Contoh-contoh kehidupan nyata dari konsep ini dapat ditemukan di mana saja. Ketika seorang teman atau anggota keluarga mengalami kesulitan finansial, kita dapat menyumbangkan waktu, uang, atau sumber daya untuk membantu mereka melewati masa sulit tersebut. Ketika seseorang merayakan pencapaian atau kebahagiaan, kita turut bersukacita dengan mereka, memberikan dukungan dan dorongan.

Tapi, tidak selalu mudah untuk mempraktikkan persatuan seperti ini. Terkadang, ego dan kesombongan membutakan kita terhadap panggilan untuk saling membantu. Kita mungkin lebih memilih untuk menyalahkan orang lain daripada berusaha memperbaiki situasi atau konflik. Namun, ketika kita memilih untuk tetap terhubung, memperhatikan satu sama lain, dan saling melayani, kita menunjukkan kasih Kristus kepada dunia.

Ketiga, Persatuan menjadi berkat dan diberkati

Kitab 1 Korintus 12:25-27 menunjukkan bahwa kita semua adalah bagian dari tubuh Kristus, dan setiap anggota memiliki peranannya masing-masing. Ketika satu anggota menderita, seluruh tubuh merasakan penderitaannya; ketika satu anggota dihormati, seluruh tubuh bersukacita. Analogi ini menggambarkan bahwa kita saling terkait satu sama lain dalam Kristus.

Dalam 1 Korintus 12:27, kita juga diingatkan bahwa “Kamu semua adalah tubuh Kristus dan kamu masing-masing adalah anggotanya.” Ini adalah panggilan kita sebagai pengikut Kristus: untuk menyatukan diri kita dalam kasih, untuk saling mendukung, dan untuk menjadi saksi kasih-Nya bagi dunia. Mari kita bersama-sama memperpanjang tangan kita kepada sesama, memecahkan roti kasih, dan memperkuat tubuh Kristus di dunia ini.

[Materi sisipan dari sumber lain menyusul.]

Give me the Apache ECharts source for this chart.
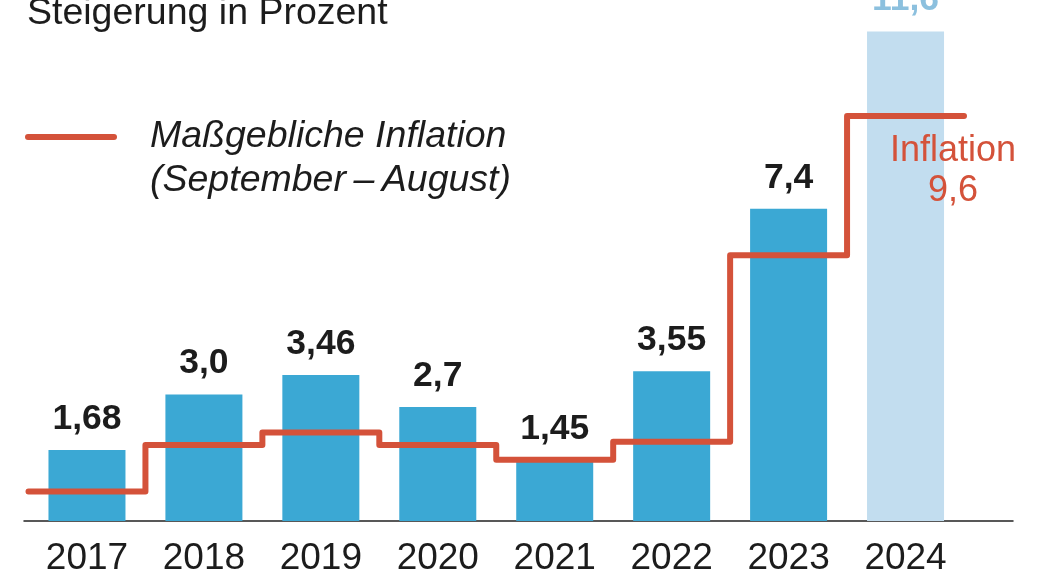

Dan Ketika kita Bersatu dalam komunitas ini, kasih Tuhan begitu melimpah, hingga terasa tidak ada habisnya. Ketika saya melihat masih banyak hosti yang tersisa, saya mengerti bahwa kasih Tuhan selalu berlimpah bagi setiap orang yang datang kepada-Nya dengan iman.

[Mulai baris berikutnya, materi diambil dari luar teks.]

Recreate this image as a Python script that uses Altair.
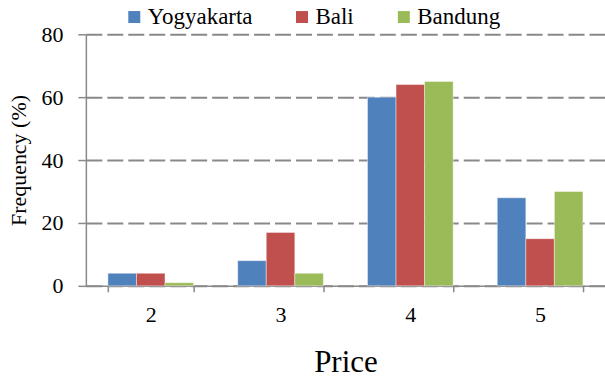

Pada hari itu, Tuhan memberikan kesadaran akan kehadiran dan kasih-Nya di tengah-tengah hidup saya, pada hari di mana Dia sendiri berubah wujud dan dimuliakan.

Semoga pengalaman iman ini menjadi pengalaman iman bagi kita semua, mengingatkan bahwa Tuhan selalu hadir secara nyata dalam setiap potongan roti yang terpecah-pecah, yang walaupun berbeda-beda adalah dari roti yang satu dan sama dan mengupayakan persatuan dalam setiap momen kehidupan kita dengan melayani dan mengasihi satu sama lain dalam kepenuhan berkat dan rahmat-Nya.

Doa: Ya Tuhan Yang Maha Pengasih, Terima kasih atas kasih dan pengorbanan-Mu yang tidak terbatas. Engkau telah memecahkan roti kasih bagi kami, sehingga kami dapat hidup dalam persekutuan dengan-Mu dan satu sama lain. Bimbinglah kami untuk selalu mengutamakan persatuan dalam segala hal, untuk memperhatikan satu sama lain dengan kasih, dan untuk membangun tubuh Kristus di dunia ini. Kirimkan Roh-Mu yang Kudus untuk memberkati setiap tindakan dan kata kami, sehingga kami dapat menjadi saksi kasih-Mu yang hidup. Amin.